By Mark McConville
RENOWNED American novelist Ernest Hemingway led a shocking secret life as a Soviet spy according to claims in a new book.
Hemingway was recruited by the NKVD, the forerunner to the KGB, on ‘ideological grounds’ meaning he agreed with the Soviet agenda or at least part of it.
To this day it is not known what exact task Hemingway was set by his recruiter Joseph Golos, but he was given the code name ‘Argo’. It is likely that he met Soviet spies outside America in far-flung exotic locations the famous writer visited like China.
Russian state archives are yet to release the still secret files on the matter, and what is known is only available thanks to one file smuggled outside Russia by a rogue KGB spy.
The book also offers an insight into the other complex set of relationships Hemingway enjoyed with American agencies including the FBI, Department of State, Office of Naval Intelligence (ONI) and the Office of Strategic Services (OSS), a precursor to the CIA.

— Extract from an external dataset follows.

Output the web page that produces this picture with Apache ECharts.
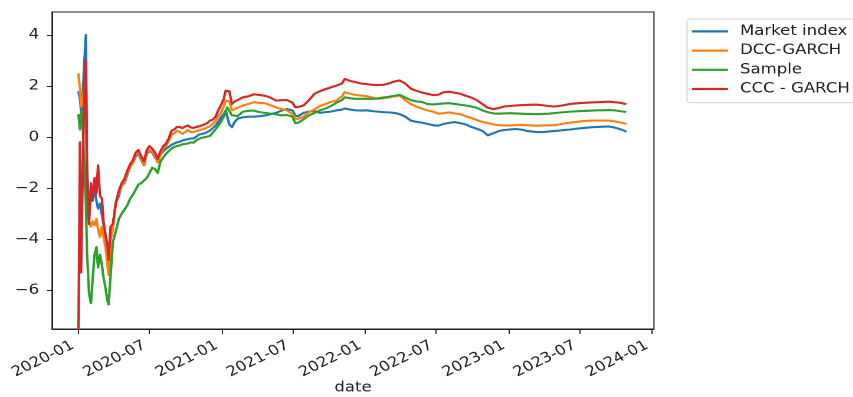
<!DOCTYPE html>
<html>
<head>
<meta charset="utf-8">
<script src="https://cdn.jsdelivr.net/npm/echarts@6.0.0/dist/echarts.min.js"></script>
<style>
  html, body { margin: 0; padding: 0; background: #ffffff; overflow: hidden; }
  /* the figure is laid out on a narrower canvas and widened horizontally */
  #chart { width: 723px; height: 397px; transform: scaleX(1.18); transform-origin: 0 0; }
</style>
</head>
<body>
<div id="chart"></div>
<script>
// Observation dates (trading days sampled through the period)
const dates = [
  '2020-01-02','2020-01-06','2020-01-09','2020-01-13','2020-01-16','2020-01-21','2020-01-24','2020-01-29','2020-02-03','2020-02-07',
  '2020-02-12','2020-02-17','2020-02-21','2020-02-26','2020-03-02','2020-03-06','2020-03-11','2020-03-16','2020-03-19','2020-03-24',
  '2020-03-30','2020-04-06','2020-04-14','2020-04-21','2020-04-28','2020-05-06','2020-05-13','2020-05-20','2020-05-27','2020-06-03',
  '2020-06-10','2020-06-17','2020-06-24','2020-07-01','2020-07-08','2020-07-15','2020-07-22','2020-07-29','2020-08-05','2020-08-12',
  '2020-08-19','2020-08-26','2020-09-02','2020-09-09','2020-09-16','2020-09-23','2020-09-30','2020-10-07','2020-10-14','2020-10-21',
  '2020-10-28','2020-11-04','2020-11-11','2020-11-18','2020-11-25','2020-12-02','2020-12-09','2020-12-16','2020-12-23','2020-12-30',
  '2021-01-06','2021-01-11','2021-01-15','2021-01-20','2021-01-27','2021-02-03','2021-02-10','2021-02-24','2021-03-10','2021-03-24',
  '2021-04-07','2021-04-21','2021-05-05','2021-05-19','2021-06-02','2021-06-16','2021-06-30','2021-07-07','2021-07-14','2021-07-28',
  '2021-08-11','2021-08-25','2021-09-08','2021-09-22','2021-10-06','2021-10-20','2021-11-03','2021-11-10','2021-11-24','2021-12-08',
  '2021-12-22','2022-01-05','2022-01-19','2022-02-02','2022-02-16','2022-03-02','2022-03-16','2022-03-30','2022-04-13','2022-04-27',
  '2022-05-11','2022-05-25','2022-06-08','2022-06-22','2022-07-06','2022-07-20','2022-08-03','2022-08-17','2022-08-31','2022-09-14',
  '2022-09-28','2022-10-12','2022-10-26','2022-11-09','2022-11-23','2022-12-07','2022-12-21','2023-01-04','2023-01-18','2023-02-01',
  '2023-02-15','2023-03-01','2023-03-15','2023-03-29','2023-04-12','2023-04-26','2023-05-10','2023-05-24','2023-06-07','2023-06-21',
  '2023-07-05','2023-07-19','2023-08-02','2023-08-16','2023-08-30','2023-09-13','2023-09-27','2023-10-11','2023-10-25','2023-10-27'
];

const marketIndex = [
  1.8, 1.5, 1.0, 1.6, 2.6, 4.0, -1.0, -3.2, -2.0, -2.5,
  -2.0, -2.5, -2.8, -2.6, -2.6, -3.4, -3.9, -4.5, -5.0, -3.6,
  -3.4, -2.6, -2.3, -1.9, -1.8, -1.45, -1.15, -1.0, -0.75, -0.65,
  -0.9, -1.1, -0.65, -0.55, -0.6, -0.8, -0.95, -0.7, -0.55, -0.46,
  -0.38, -0.3, -0.25, -0.2, -0.18, -0.13, -0.1, -0.08, -0.05, -0.05,
  0.02, 0.1, 0.13, 0.15, 0.2, 0.26, 0.35, 0.45, 0.6, 0.78,
  0.9, 1.04, 1.0, 0.5, 0.39, 0.6, 0.72, 0.78, 0.8, 0.8,
  0.82, 0.85, 0.9, 0.95, 1.04, 1.1, 1.05, 0.85, 0.82, 0.95,
  1.0, 1.02, 0.95, 0.98, 1.0, 1.05, 1.08, 1.12, 1.08, 1.05,
  1.04, 1.05, 1.02, 1.0, 0.98, 0.97, 0.95, 0.9, 0.8, 0.65,
  0.6, 0.57, 0.52, 0.47, 0.45, 0.52, 0.56, 0.59, 0.55, 0.5,
  0.4, 0.33, 0.25, 0.07, 0.15, 0.24, 0.28, 0.3, 0.32, 0.3,
  0.25, 0.22, 0.2, 0.2, 0.22, 0.24, 0.26, 0.28, 0.3, 0.33,
  0.35, 0.37, 0.39, 0.4, 0.41, 0.42, 0.38, 0.32, 0.24, 0.2
];

const dccGarch = [
  2.5, 1.9, 1.2, 1.4, 1.8, 1.2, -2.5, -3.3, -3.5, -3.3,
  -3.45, -3.2, -3.6, -3.9, -3.5, -3.9, -4.3, -5.0, -5.4, -4.0,
  -3.6, -2.6, -2.2, -1.9, -1.75, -1.4, -1.15, -1.0, -0.7, -0.6,
  -0.85, -1.1, -0.6, -0.5, -0.55, -0.75, -1.0, -0.7, -0.45, -0.35,
  -0.15, 0.1, 0.15, 0.25, 0.2, 0.13, 0.2, 0.28, 0.2, 0.2,
  0.24, 0.26, 0.3, 0.33, 0.38, 0.42, 0.52, 0.62, 0.82, 0.95,
  1.2, 1.43, 1.48, 1.4, 1.05, 1.1, 1.15, 1.24, 1.3, 1.37,
  1.34, 1.33, 1.25, 1.17, 1.1, 1.05, 0.9, 0.72, 0.72, 0.8,
  0.98, 1.08, 1.22, 1.3, 1.38, 1.43, 1.6, 1.76, 1.7, 1.65,
  1.63, 1.6, 1.55, 1.5, 1.52, 1.56, 1.6, 1.63, 1.45, 1.3,
  1.2, 1.12, 1.05, 1.0, 0.92, 0.94, 0.97, 0.93, 0.9, 0.82,
  0.75, 0.67, 0.6, 0.55, 0.5, 0.47, 0.46, 0.46, 0.47, 0.48,
  0.47, 0.46, 0.45, 0.46, 0.46, 0.47, 0.5, 0.54, 0.57, 0.59,
  0.62, 0.64, 0.65, 0.65, 0.65, 0.65, 0.62, 0.58, 0.53, 0.5
];

const sample = [
  0.9, 0.3, 1.0, 0.5, -0.8, -2.5, -4.5, -6.1, -6.5, -6.5,
  -4.6, -4.3, -5.1, -4.6, -5.0, -5.5, -5.9, -6.4, -6.55, -5.4,
  -4.1, -3.7, -3.2, -3.0, -2.85, -2.65, -2.4, -2.25, -2.05, -1.85,
  -1.8, -1.7, -1.6, -1.4, -1.2, -1.25, -1.4, -0.95, -0.8, -0.65,
  -0.55, -0.45, -0.38, -0.35, -0.32, -0.28, -0.26, -0.25, -0.2, -0.22,
  -0.12, -0.06, -0.03, 0.0, 0.02, 0.05, 0.18, 0.3, 0.45, 0.6,
  0.8, 1.0, 1.17, 1.1, 0.85, 0.85, 0.82, 1.0, 1.03, 1.04,
  0.98, 0.95, 0.92, 0.9, 0.85, 0.87, 0.8, 0.55, 0.56, 0.7,
  0.85, 0.95, 1.05, 1.12, 1.22, 1.35, 1.45, 1.56, 1.52, 1.5,
  1.5, 1.5, 1.5, 1.52, 1.55, 1.58, 1.62, 1.66, 1.55, 1.45,
  1.4, 1.38, 1.3, 1.28, 1.3, 1.32, 1.33, 1.3, 1.27, 1.24,
  1.2, 1.15, 1.05, 0.98, 0.93, 0.92, 0.93, 0.94, 0.93, 0.92,
  0.91, 0.91, 0.9, 0.91, 0.92, 0.94, 0.96, 0.98, 1.0, 1.01,
  1.02, 1.03, 1.04, 1.05, 1.05, 1.06, 1.05, 1.02, 0.99, 0.98
];

const cccGarch = [
  -8.2, -0.2, -5.3, -1.5, 1.0, 3.0, -1.5, -3.4, -1.8, -2.4,
  -1.6, -2.2, -1.1, -2.3, -2.4, -3.3, -3.8, -4.2, -4.8, -3.5,
  -3.4, -2.6, -2.1, -1.8, -1.65, -1.3, -1.05, -0.9, -0.6, -0.5,
  -0.75, -0.95, -0.5, -0.35, -0.45, -0.6, -0.85, -0.55, -0.35, -0.25,
  -0.05, 0.25, 0.3, 0.4, 0.4, 0.35, 0.42, 0.46, 0.38, 0.36,
  0.4, 0.42, 0.46, 0.5, 0.55, 0.65, 0.68, 0.8, 1.05, 1.25,
  1.5, 1.82, 1.75, 1.8, 1.3, 1.4, 1.45, 1.56, 1.6, 1.68,
  1.65, 1.62, 1.55, 1.43, 1.45, 1.45, 1.35, 1.17, 1.18, 1.24,
  1.45, 1.7, 1.8, 1.88, 1.95, 2.02, 2.1, 2.28, 2.2, 2.15,
  2.1, 2.08, 2.05, 2.04, 2.05, 2.1, 2.18, 2.22, 2.1, 1.9,
  1.82, 1.75, 1.7, 1.65, 1.66, 1.76, 1.78, 1.74, 1.7, 1.62,
  1.55, 1.45, 1.3, 1.15, 1.1, 1.14, 1.2, 1.22, 1.24, 1.25,
  1.26, 1.27, 1.27, 1.25, 1.22, 1.2, 1.22, 1.26, 1.3, 1.32,
  1.34, 1.35, 1.36, 1.37, 1.38, 1.39, 1.37, 1.35, 1.3, 1.28
];

const seriesNames = ['Market index', 'DCC-GARCH', 'Sample', 'CCC - GARCH'];
const seriesColors = ['#1f77b4', '#ff7f0e', '#2ca02c', '#d62728'];
const yTicks = [-6, -4, -2, 0, 2, 4];
const xTickLabels = ['2020-01', '2020-07', '2021-01', '2021-07', '2022-01', '2022-07', '2023-01', '2023-07', '2024-01'];

const FONT = 'DejaVu Sans';
const FONT_SIZE = 14;
const INK = '#222222';

// Dates become millisecond timestamps on a linear value axis
const toTime = (s) => {
  const p = s.split('-').map(Number);
  return new Date(p[0], p[1] - 1, p[2] || 1).getTime();
};
const xTicks = xTickLabels.map(toTime);
const pad2 = (n) => (n < 10 ? '0' : '') + n;

const valueSets = [marketIndex, dccGarch, sample, cccGarch];
const series = valueSets.map((vals, i) => ({
  name: seriesNames[i],
  type: 'line',
  showSymbol: false,
  symbol: 'none',
  clip: true,
  color: seriesColors[i],
  lineStyle: { width: 2.1, color: seriesColors[i], join: 'round' },
  data: dates.map((d, k) => [toTime(d), vals[k]]),
  z: 2 + i
}));

const chart = echarts.init(document.getElementById('chart'), null, { renderer: 'canvas', devicePixelRatio: 2 });
chart.setOption({
  animation: false,
  backgroundColor: '#ffffff',
  textStyle: { fontFamily: FONT },
  grid: {
    left: 44.1, right: 168.8, top: 12, bottom: 68,
    show: true, borderColor: INK, borderWidth: 1,
    containLabel: false, outerBoundsMode: 'none'
  },
  legend: {
    orient: 'vertical',
    left: 582.2, top: 19,
    icon: 'rect',
    itemWidth: 30.5, itemHeight: 2.2,
    itemGap: 0,
    padding: [2.8, 14, 4.1, 4.2],
    backgroundColor: 'rgba(255,255,255,0.85)',
    borderColor: '#d4d4d4', borderWidth: 1, borderRadius: 3,
    textStyle: { fontFamily: FONT, fontSize: FONT_SIZE, color: INK, lineHeight: 19.2, padding: [0, 0, 0, 5.2] },
    data: seriesNames
  },
  xAxis: {
    type: 'value',
    min: toTime('2019-10-27'),
    max: toTime('2024-01-06'),
    name: 'date',
    nameLocation: 'middle',
    nameGap: 52,
    nameMoveOverlap: false,
    nameTextStyle: { fontFamily: FONT, fontSize: FONT_SIZE, color: INK },
    axisLine: { show: true, onZero: false, lineStyle: { color: INK, width: 1 } },
    axisTick: { show: true, length: 4.9, lineStyle: { color: INK }, customValues: xTicks },
    axisLabel: {
      customValues: xTicks,
      rotate: 30,
      margin: 13,
      padding: [0, 4.8, 0, 0],
      fontFamily: FONT, fontSize: FONT_SIZE, color: INK,
      formatter: (v) => {
        const d = new Date(v);
        return d.getFullYear() + '-' + pad2(d.getMonth() + 1);
      }
    },
    splitLine: { show: false }
  },
  yAxis: {
    type: 'value',
    min: -7.51,
    max: 4.9,
    axisLine: { show: true, lineStyle: { color: INK, width: 1 } },
    axisTick: { show: true, length: 4.2, lineStyle: { color: INK }, customValues: yTicks },
    axisLabel: {
      customValues: yTicks,
      margin: 11,
      fontFamily: FONT, fontSize: FONT_SIZE, color: INK,
      formatter: (v) => String(v).replace('-', '\u2212')
    },
    splitLine: { show: false }
  },
  series: series
});
</script>
</body>
</html>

The startling revelations are detailed in a new book, ‘Writer, Sailor, Soldier, Spy’ by former CIA officer Nicholas Reynolds and published by William Morrow.
Mr Reynolds stumbled upon the Soviet connection one day in a book by former KGB officer Alexander Vassiliev which incorporated excerpts from Hemingway’s official Soviet file which Vassiliev had smuggled out.

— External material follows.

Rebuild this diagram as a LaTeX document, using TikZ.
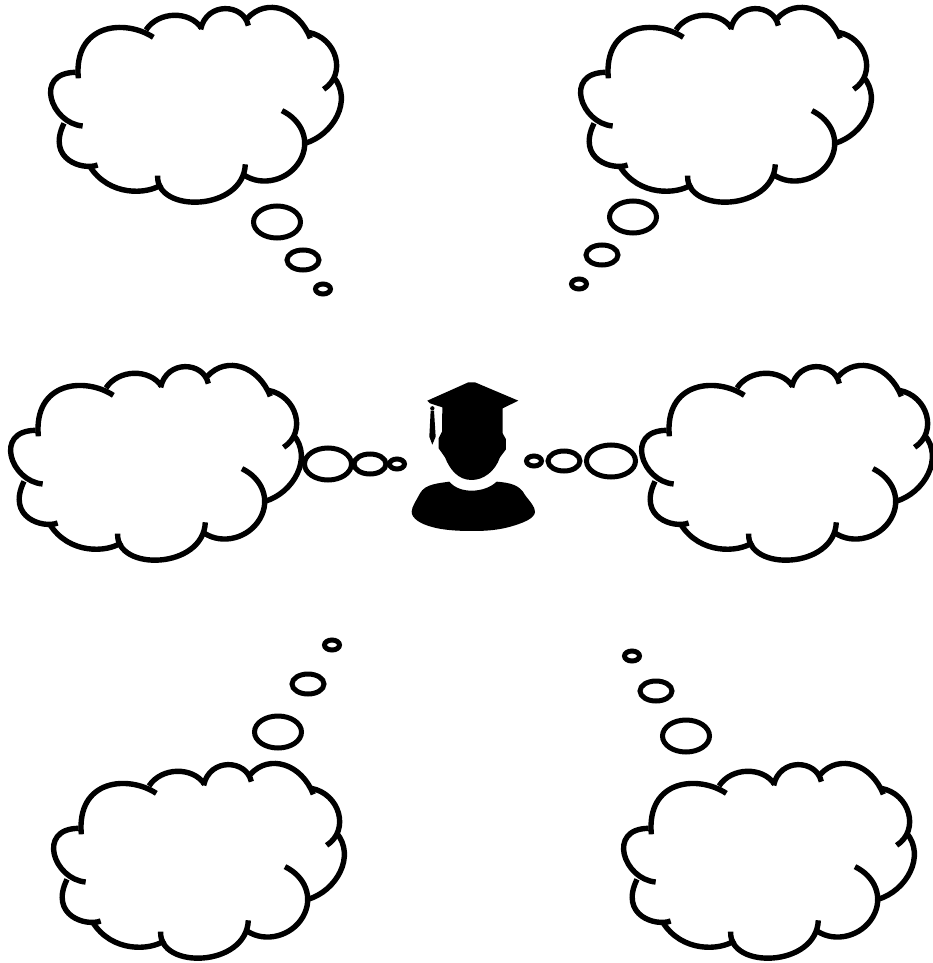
\documentclass[tikz,border=0pt]{standalone}
\usetikzlibrary{shapes.geometric}
\tikzset{
  arcline/.style={line width=5.4pt,black,line cap=butt},
  bubble/.style={ellipse,draw=black,line width=5pt,fill=white,inner sep=0pt,outer sep=0pt},
  solid black/.style={fill=black,draw=none}
}
\newcommand{\cloudat}[2]{%
\begin{scope}[shift={(#1,#2)},x=0.3333pt,y=-0.3333pt]
 \draw[arcline] (115,235) .. controls (100,70) and (255,56) .. (340,112);
 \draw[arcline] (318,90) .. controls (355,33) and (449,31) .. (485,85);
 \draw[arcline] (482,88) .. controls (500,4) and (611,10) .. (625,77);
 \draw[arcline] (622,55) .. controls (680,-8) and (776,24) .. (811,115);
 \draw[arcline] (805,97) .. controls (890,113) and (922,222) .. (851,268);
 \draw[arcline] (880,230) .. controls (940,300) and (880,405) .. (795,430);
 \draw[arcline] (726,332) .. controls (786,361) and (813,424) .. (780,482) .. controls (747,540) and (668,562) .. (612,525);
 \draw[arcline] (616,493) .. controls (610,635) and (347,641) .. (353,527);
 \draw[arcline] (366,553) .. controls (320,585) and (207,589) .. (150,500);
 \draw[arcline] (173,495) .. controls (130,512) and (18,480) .. (72,370);
 \draw[arcline] (128,378) .. controls (32,370) and (-20,218) .. (107,217);
\end{scope}}
\begin{document}
\begin{tikzpicture}[x=1pt,y=-1pt]
\useasboundingbox (0,0) rectangle (933,963);
\cloudat{40}{0}
\cloudat{570}{0}
\cloudat{0}{358}
\cloudat{631}{358}
\cloudat{43}{756}
\cloudat{613}{756}
% thought bubbles
\foreach \n/\px/\py/\w/\h in {
 a1/277/222/47/32, a2/303/260/32/20, a3/323/289/15/10,
 b1/633/217/47/32, b2/602/255/32/20, b3/579/284/15/10,
 c1/328/464/47/32, c2/370/464/32/20, c3/397/464/15/10,
 d1/611/461/49/32, d2/564/461/32/20, d3/534/461/15/10,
 e1/278/732/47/32, e2/308/684/32/20, e3/332/645/15/10,
 f1/686/736/47/32, f2/656/691/32/20, f3/632/656/15/10}
 {\node[bubble,minimum width=\w pt,minimum height=\h pt] (\n) at (\px,\py) {};}
% person
\begin{scope}[shift={(400,370)},x=0.3333pt,y=-0.3333pt]
 \fill[solid black] (82,92) -- (205,37) to[out=-10,in=190] (225,37) -- (355,92) -- (308,115) -- (308,190) -- (318,208) -- (318,238) -- (300,262) .. controls (285,305) and (250,330) .. (215,330) .. controls (175,330) and (150,300) .. (135,262) -- (116,235) -- (116,205) -- (126,185) -- (127,112) -- (90,100) -- cycle;
 \fill[solid black] (97,115) circle (6.5);
 \fill[solid black] (92,122) -- (102,122) -- (107,200) -- (97,224) -- (88,200) -- cycle;
 \fill[solid black] (148,335) .. controls (165,355) and (190,362) .. (215,362) .. controls (245,362) and (272,352) .. (290,335) .. controls (330,338) and (360,345) .. (375,375) .. controls (390,395) and (405,410) .. (405,425) .. controls (405,445) and (370,460) .. (320,473) .. controls (280,482) and (250,483) .. (215,483) .. controls (170,483) and (130,480) .. (100,472) .. controls (60,462) and (35,445) .. (35,425) .. controls (35,410) and (50,390) .. (60,370) .. controls (75,342) and (115,340) .. (148,335) -- cycle;
\end{scope}
\end{tikzpicture}
\end{document}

“The records of Hemingway’s relationship with the NKVD showed that a Soviet operative had recruited Hemingway “for our work on ideological grounds” around December 1940, at a time when Stalin ruled the Soviet Union with an iron hand and was aligned with Hitler under the Molotov-Ribbentrop Pact,” said Mr Reynolds.

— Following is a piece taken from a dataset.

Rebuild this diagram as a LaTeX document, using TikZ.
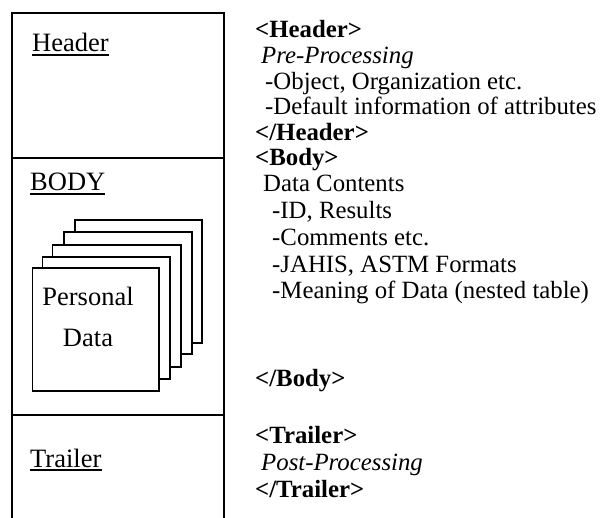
\documentclass[tikz,border=0pt]{standalone}
\usepackage{fontspec}
\setmainfont{Liberation Serif}
\tikzset{
  frame/.style={line width=1.3pt, line cap=rect},
  page/.style={draw, fill=white, line width=1.3pt},
  lbl/.style={inner sep=0pt, anchor=base west, font=\fontsize{26.5}{28}\selectfont},
  ptxt/.style={inner sep=0pt, anchor=base, font=\fontsize{26.5}{28}\selectfont},
  rtxt/.style={inner sep=0pt, anchor=base west, font=\fontsize{24.8}{26}\selectfont},
  tagtxt/.style={rtxt, font=\fontsize{24.8}{26}\selectfont\bfseries},
  ittxt/.style={rtxt, font=\fontsize{24.8}{26}\selectfont\itshape},
  uline/.style={line width=1.1pt}
}
\begin{document}
\begin{tikzpicture}[x=1pt, y=-1pt]
\useasboundingbox (0,0) rectangle (610,518);
% outer frame
\coordinate (tl) at (12,13);
\coordinate (tr) at (224,13);
\coordinate (bl) at (12,518);
\coordinate (br) at (224,518);
\draw[frame] (bl) -- (tl) -- (tr) -- (br);
\coordinate (d1l) at (12,158);
\coordinate (d1r) at (224,158);
\coordinate (d2l) at (12,415);
\coordinate (d2r) at (224,415);
\draw[frame] (d1l) -- (d1r);
\draw[frame] (d2l) -- (d2r);
% left labels
\node[lbl] (hdr) at (32,52) {Header};
\node[lbl] (bdy) at (30,191) {BODY};
\node[lbl] (trl) at (30,467) {Trailer};
\draw[uline] ([yshift=-3pt]hdr.base west) -- ([yshift=-3pt]hdr.base east);
\draw[uline] ([yshift=-3pt]bdy.base west) -- ([yshift=-3pt]bdy.base east);
\draw[uline] ([yshift=-3pt]trl.base west) -- ([yshift=-3pt]trl.base east);
% stacked pages
\draw[page] (75,220) rectangle (202,343);
\draw[page] (64,232) rectangle (192,354);
\draw[page] (52.7,245) rectangle (181,367);
\draw[page] (42.7,257) rectangle (170,379);
\draw[page] (32.7,268) rectangle (159,391);
\node[ptxt] (pers) at (88,306) {Personal};
\node[ptxt] (pdat) at (88,346) {Data};
% right text
\node[tagtxt] (t1) at (255,38) {<Header>};
\node[ittxt]  (t2) at (261,63.6) {Pre-Processing};
\node[rtxt]   (t3) at (265,89.2) {-Object, Organization etc.};
\node[rtxt]   (t4) at (265,114.8) {-Default information of attributes};
\node[tagtxt] (t5) at (255,140.4) {</Header>};
\node[tagtxt] (t6) at (255,166) {<Body>};
\node[rtxt]   (t7) at (263,191.6) {Data Contents};
\node[rtxt]   (t8) at (272,218.5) {-ID, Results};
\node[rtxt]   (t9) at (272,245.3) {-Comments etc.};
\node[rtxt]   (t10) at (272,272.1) {-JAHIS, ASTM Formats};
\node[rtxt]   (t11) at (272,299) {-Meaning of Data (nested table)};
\node[tagtxt] (t12) at (255,386) {</Body>};
\node[tagtxt] (t13) at (255,443) {<Trailer>};
\node[ittxt]  (t14) at (261,470) {Post-Processing};
\node[tagtxt] (t15) at (255,497) {</Trailer>};
\end{tikzpicture}
\end{document}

“A lifelong Hemingway fan, I felt like I had taken an elbow deep in the gut when I read that he had signed on with the NKVD. How could this be?
“Ultimately, I concluded that Hemingway’s dalliance with the NKVD, and the political attitudes that explain it, made an important difference in his life and work, one that has been overlooked until now.”
Ernest Hemingway was an American novelist, short story writer and journalist, most famous for his book For Whom a Bell Tolls.
Hemingway was no stranger to conflict and agreed to report on the Spanish Civil War in 1937 for North American Newspaper Alliance. He reported on the conflict during World War Two and was present for the liberation of Paris. He received a Bronze Star for his bravery during the war in 1947.
The book also details the writer’s meeting in East Asia with communist leader Chou En-Lai who would become China’s Premier and his various roles as an agent for the US Government.
He hunted Nazi submarines with ONI-supplied munitions on his boat, Pilar, in the Caribbean and commanded an informant ring in Cuba called the Crook factory that reported to the embassy in Havana.
“It [dalliance with the NKVD] influenced many of the decisions he made during his last 15 years: where he lived, what he wrote, and how he acted,” explained Mr Reynolds.
“This chain of events even played a role in his suicide in 1961. Much of the drama played out in his mind, where he magnified it out of proportion.
“He did not understand politics and intrigue as well as he thought he did, and for long stretches of time overestimated his ability to control himself and others, even to change history.
“In the end, he began to understand his limits, and came to the tragic conclusion that the only way to reassert control was to kill himself.”
Writer, Sailor, Soldier, Spy by Nicholas Reynold is published by William Morrow. It is available at £20 RRP.